EPCメモリ領域は、RFIDタグごとの仕様に従い496ビットまで拡張することができます。使用中のRFIDタグの最大ビット数は、タグの仕様書をご確認いただくか、メーカーにご確認ください。(最近のタグのほとんどは、最大128ビットです。)

  1. [ラベル操作]タブへ移動し[スキャンを開始]ボタンをクリックして目的のRFIDタグを読み取り、[スキャンを停止]ボタンをクリックしてインベントリ操作を終了します。

    目的のRFIDタグのEPCをリストからクリックします。

  2. 右のウィンドウの[タグの編集]の項目の[オプション]ボタンをクリックします。

  3. EPCメモリ領域の読み取りデータ長は、EPCメモリ領域のPC (Protocol Control)という場所に記録されています。

    EPC Bankのオプションを次の通りに設定し、その他の読み取りバンクはすべてオフにします。

    • 読み取りを有効にする: オン
    • コーディング: Hex
    • オフセット (Word): 1
    • 長さ (Word): 1
    • オフセット=0、長さ=1: CRC
    • オフセット=1、長さ=1: PC
    • オフセット=2、長さ=任意: EPC
  4. 右側ウィンドウの[タグを読み取る]ボタンをクリックします。

  5. PC領域が読み取られ、EPCの項目に表示されます。

  6. このPC領域のデータの先頭5ビットが、インベントリでの読み取りデータ長を表しています。

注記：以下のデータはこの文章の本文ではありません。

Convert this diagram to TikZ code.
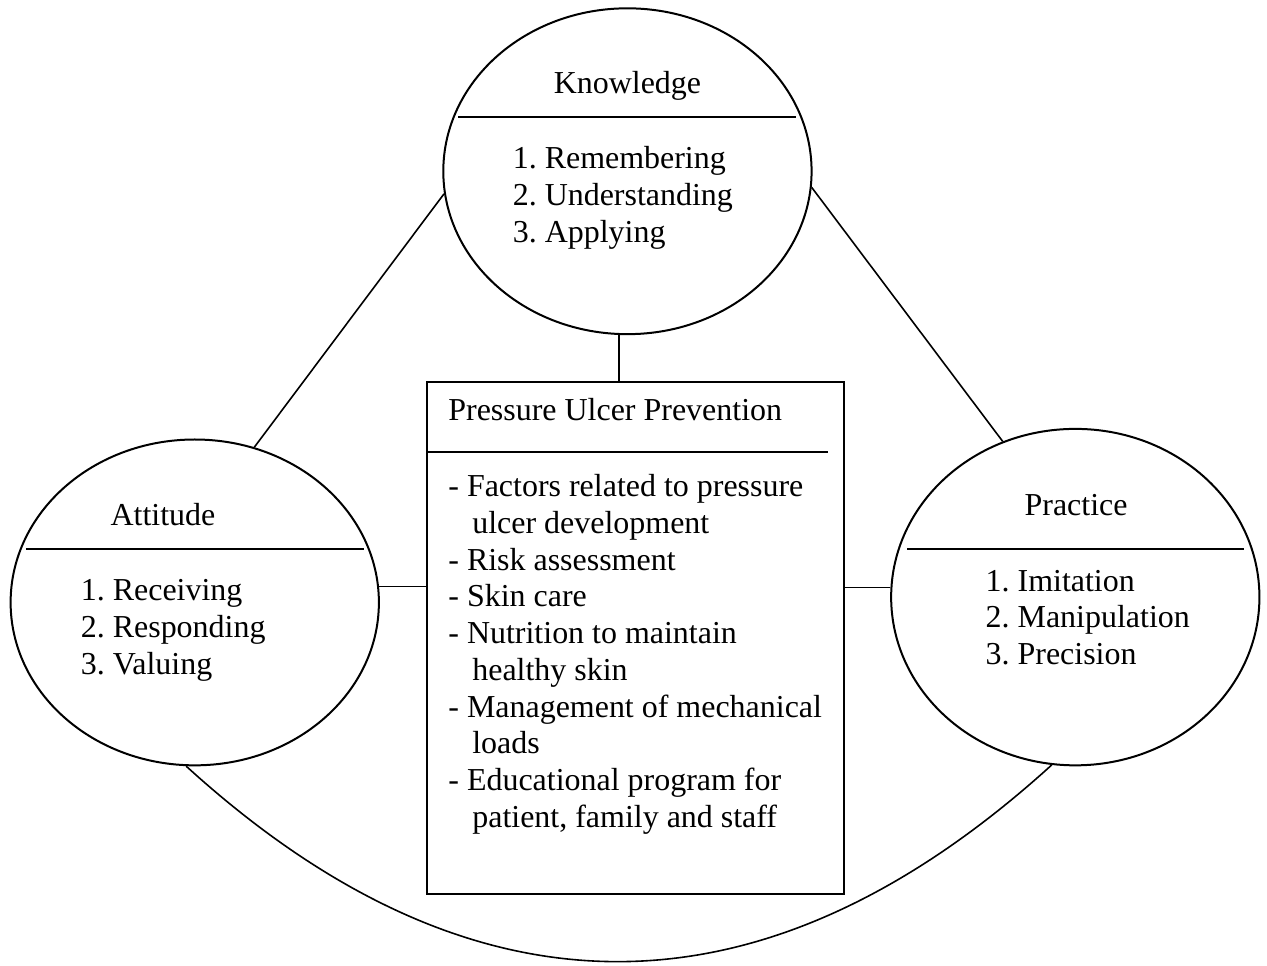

    この例では、Hexで読み取った値が3400となっています。3400をビット表記すると0011010000000000となり、先頭5ビットは赤文字の部分になります。

    00110は、10進数で表すと6になりますので、現在のインベントリによる読み取りデータ長は、6ワード=12バイト=96ビット=Hex:24文字=ASCII:12文字となります。

    これを8ワードに拡張したい場合、8をビット変換し、01000となります。

    01000を元のPC領域の先頭5ビットに割り当てれば、0100010000000000となります。

    このビット表記のPC領域のデータを16進数に変換すれば、4400となり、これをPC領域に書き込みます。

  7. EPCの右の[](編集アイコン)をクリックします。

    データの編集ウィンドウが表示されます。希望するデータに変更して[OK]ボタンをクリックして確定します。ここでは、8ワードの読み込み変更するため4400を入力します。

  8. [EPCの上書き]ボタンをクリックします。

  9. 書き込みが成功すれば[NoError]が表示されます。[NoTagReply]や、[UnknowError]の場合は、書き込みに失敗しています。

  10. 左側ウィンドウの[スキャンを開始する]ボタンをクリックしてインベントリを開始し、読み取りデータ長が拡張されていることを確認します。以降、拡張されたEPCデータに対して読み取りや書き込みを行うことができます。